Ramble, just for its own sake, I'm retired! Ps 133 if you insist on a topic.

 Now that I don’t need to ramble for a particular congregation’s  pew sheet, I can just ramble. Which is more rambleable anyway, than meeting a pew sheet deadline or even a topic. I’ll sort-of try to map to a lectionary reading for that week - or even readings - but who knows how the mystical muse will muse?

However … I was put in mind by this Sunday’s Psalm of the hairy oily substances (as Peter Cook and Dudley Moore might have put it had they turned their attention to the oleaginous goo) of my teens. I post, of course, for contemporaries, of Brylcreem. Like Rudy Giuliani’s leaking hair dye, Brylcreem would ooze down your acne-scarred face onto the collar of the trendy shirt with which you hoped to impress your sweetheart-du-jour. On the other hand, you weren’t being anointed High Priest in a ritual millennia old.

How good and pleasant it is

when God’s people live together in unity!

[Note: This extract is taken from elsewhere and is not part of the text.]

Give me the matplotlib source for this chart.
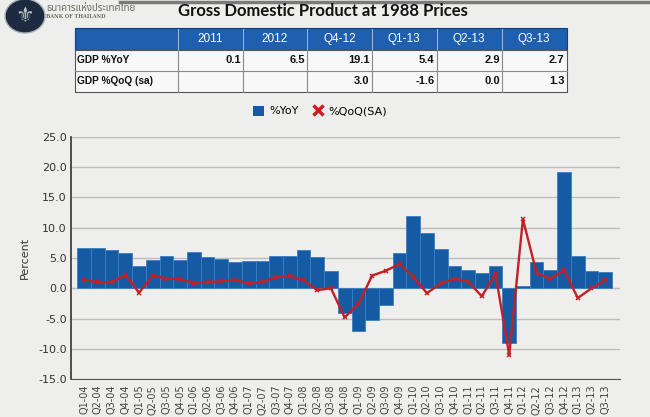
import matplotlib
matplotlib.use("Agg")
import matplotlib.pyplot as plt
from matplotlib.patches import Ellipse, Rectangle
from matplotlib.lines import Line2D
import numpy as np

quarters = ["Q1-04", "Q2-04", "Q3-04", "Q4-04", "Q1-05", "Q2-05", "Q3-05", "Q4-05",
            "Q1-06", "Q2-06", "Q3-06", "Q4-06", "Q1-07", "Q2-07", "Q3-07", "Q4-07",
            "Q1-08", "Q2-08", "Q3-08", "Q4-08", "Q1-09", "Q2-09", "Q3-09", "Q4-09",
            "Q1-10", "Q2-10", "Q3-10", "Q4-10", "Q1-11", "Q2-11", "Q3-11", "Q4-11",
            "Q1-12", "Q2-12", "Q3-12", "Q4-12", "Q1-13", "Q2-13", "Q3-13"]
yoy = [6.7, 6.6, 6.3, 5.8, 3.6, 4.7, 5.4, 4.7,
       6.0, 5.1, 4.8, 4.3, 4.5, 4.5, 5.4, 5.3,
       6.3, 5.1, 2.9, -4.1, -7.0, -5.2, -2.8, 5.8,
       11.9, 9.1, 6.5, 3.7, 3.1, 2.6, 3.6, -9.0,
       0.4, 4.3, 3.0, 19.1, 5.4, 2.9, 2.7]
qoq = [1.4, 1.0, 1.0, 2.2, -0.7, 2.1, 1.6, 1.5,
       0.9, 1.0, 1.2, 1.4, 0.8, 1.0, 1.9, 2.0,
       1.3, -0.3, 0.0, -4.8, -2.6, 2.1, 2.9, 4.0,
       1.9, -0.8, 0.8, 1.6, 1.1, -1.3, 2.4, -11.0,
       11.4, 2.5, 1.6, 3.0, -1.6, 0.0, 1.3]

table_cols = ["2011", "2012", "Q4-12", "Q1-13", "Q2-13", "Q3-13"]
table_rows = ["GDP %YoY", "GDP %QoQ (sa)"]
table_yoy = ["0.1", "6.5", "19.1", "5.4", "2.9", "2.7"]
table_qoq = ["", "", "3.0", "-1.6", "0.0", "1.3"]

title = "Gross Domestic Product at 1988 Prices"
bank_thai = "ธนาคารแห่งประเทศไทย"
bank_en = "BANK OF THAILAND"

W, H = 650, 417
bg = "#eeeeec"
fig = plt.figure(figsize=(6.5, 4.17), dpi=100, facecolor=bg)

def fx(px):
    return px / W

def fy(py):
    return 1 - py / H

# top rule
fig.add_artist(Line2D([fx(120), fx(650)], [fy(2), fy(2)], color="#7a7a7a", lw=2.5))

# logo
fig.add_artist(Ellipse((fx(25), fy(16)), 40 / W, 34 / H, transform=fig.transFigure,
                       facecolor="#1d2a3f", edgecolor="#a9b0b8", lw=1))
fig.text(fx(25), fy(16), "⚜", color="#b8c0c8", fontsize=15, ha="center", va="center",
         family=["DejaVu Sans"])
fig.text(fx(46.5), fy(8.5), bank_thai, color="#6e6a60", fontsize=7, ha="left", va="center",
         family=["Noto Sans Thai", "Noto Sans", "DejaVu Sans"])
fig.text(fx(46.5), fy(17), bank_en, color="#6e6a60", fontsize=3.6, ha="left", va="center",
         family=["DejaVu Serif"], weight="bold")

fig.text(fx(322.5), fy(11), title, fontsize=12, weight="bold", ha="center", va="center",
         color="#111111", family=["Lato", "DejaVu Sans"])

# table
col_x = [75, 178.3, 242.7, 307.3, 371.7, 436.7, 501.7, 566.7]
row_y = [28.5, 49.5, 70.7, 91.7]
x0, x1 = col_x[0], col_x[-1]
fig.add_artist(Rectangle((fx(x0), fy(92.7)), fx(x1 - x0 + 1.5), (92.7 - 28.5) / H,
                         transform=fig.transFigure, facecolor="#444444", edgecolor="none"))
fig.add_artist(Rectangle((fx(x0), fy(row_y[1])), fx(x1 - x0), (row_y[1] - row_y[0]) / H,
                         transform=fig.transFigure, facecolor="#1f5fb0", edgecolor="#0d3f80", lw=0.8))
fig.add_artist(Rectangle((fx(x0), fy(row_y[3])), fx(x1 - x0), (row_y[3] - row_y[1]) / H,
                         transform=fig.transFigure, facecolor="#f8f8f8", edgecolor="#555555", lw=0.8))
for xv in col_x[1:-1]:
    fig.add_artist(Line2D([fx(xv), fx(xv)], [fy(row_y[0]), fy(row_y[1])], color="#9ab4d8", lw=0.8))
    fig.add_artist(Line2D([fx(xv), fx(xv)], [fy(row_y[1]), fy(row_y[3])], color="#888888", lw=0.8))
fig.add_artist(Line2D([fx(x0), fx(x1)], [fy(row_y[2]), fy(row_y[2])], color="#888888", lw=0.8))
for i, c in enumerate(table_cols):
    fig.text(fx((col_x[i + 1] + col_x[i + 2]) / 2), fy((row_y[0] + row_y[1]) / 2), c,
             color="white", fontsize=8.5, ha="center", va="center", family=["Liberation Sans"])
for r, (lab, vals) in enumerate(zip(table_rows, [table_yoy, table_qoq])):
    yc = fy((row_y[r + 1] + row_y[r + 2]) / 2)
    fig.text(fx(77), yc, lab, fontsize=7.3, weight="bold", ha="left", va="center",
             family=["Liberation Sans"], color="#111111")
    for i, v in enumerate(vals):
        fig.text(fx(col_x[i + 2] - 2), yc, v, fontsize=8, weight="bold", ha="right", va="center",
                 family=["Liberation Sans"], color="#111111")

# chart
ax = fig.add_axes([fx(71), fy(379.3), fx(620 - 71), (379.3 - 136.7) / H])
ax.set_facecolor(bg)
x = np.arange(len(quarters))
ax.bar(x, yoy, width=1.0, color="#155ba3", edgecolor="#3d7cc0", linewidth=0.6, zorder=2)
ax.plot(x, qoq, color="#c41f26", lw=1.7, marker="x", markersize=3.5, markeredgewidth=1.1,
        zorder=3)
ax.set_ylim(-15, 25)
ax.set_yticks(np.arange(-15, 26, 5))
ax.set_yticklabels([f"{v:.1f}" for v in np.arange(-15, 26, 5)], fontsize=8, color="#333333")
ax.set_xlim(-0.96, 39.08)
ax.set_xticks(x)
ax.set_xticklabels(quarters, rotation=90, fontsize=7, color="#444444")
ax.tick_params(axis="x", length=0, pad=4)
ax.tick_params(axis="y", length=0, pad=3)
ax.grid(axis="y", color="#bcbcbc", lw=1, zorder=0)
ax.set_axisbelow(True)
for s in ["top", "right"]:
    ax.spines[s].set_visible(False)
ax.spines["left"].set_color("#333333")
ax.spines["bottom"].set_color("#555555")
ax.spines["left"].set_linewidth(1.2)
ax.set_ylabel("Percent", fontsize=8, color="#333333", labelpad=6)

handles = [Rectangle((0, 0), 1, 1, facecolor="#155ba3"),
           Line2D([], [], color="#cc1f1f", marker="x", linestyle="none", markersize=7,
                  markeredgewidth=2.5)]
fig.legend(handles, ["%YoY", "%QoQ(SA)"], loc="center", bbox_to_anchor=(fx(320), fy(111)),
           ncol=2, frameon=False, fontsize=8, handlelength=1.0, handleheight=1.0,
           handletextpad=0.5, columnspacing=1.2)

fig.savefig("out.png", dpi=100, facecolor=bg)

It is like precious oil poured on the head,

running down on the beard,

running down on Aaron’s beard,

down on the collar of his robe.

It is as if the dew of Hermon

were falling on Mount Zion.

For there the LORD bestows his blessing,

even life forevermore.

Ps 133 is the 14th of 15 “Psalms of Ascent”, sung by pilgrims on their way to Jerusalem to celebrate a number of annual religious festivals, including Passover, the Feast of Weeks, and the Feast of Tabernacles. One tradition has it that King David composed it in thanks for being crowned king by the united tribes of Israel. By the time the oral tradition was committed to writing, it may have been prophetic for reunion of those tribes after Babylonian captivity. A side note for sacramental purists who are horrified at a crumb of bread or a drop of communion wine being dropped/spilled at communion: There is also debate in orthodox Jewish circles about the anointing oil for a High Priest (Aaron) dripping off his beard and robe - sacrilege!
Whatever, two points. One is that we still haven’t realised Our Lord’s prayer in John 17 that we should be One. At a local level, of course, we often are, especially in the country/rural areas. But not institutionally, and it’s a scandal. Point two? Despite point one and ourselves, the Lord still bestows His blessing. What better time than the Easter season to remember that blessing is life for evermore.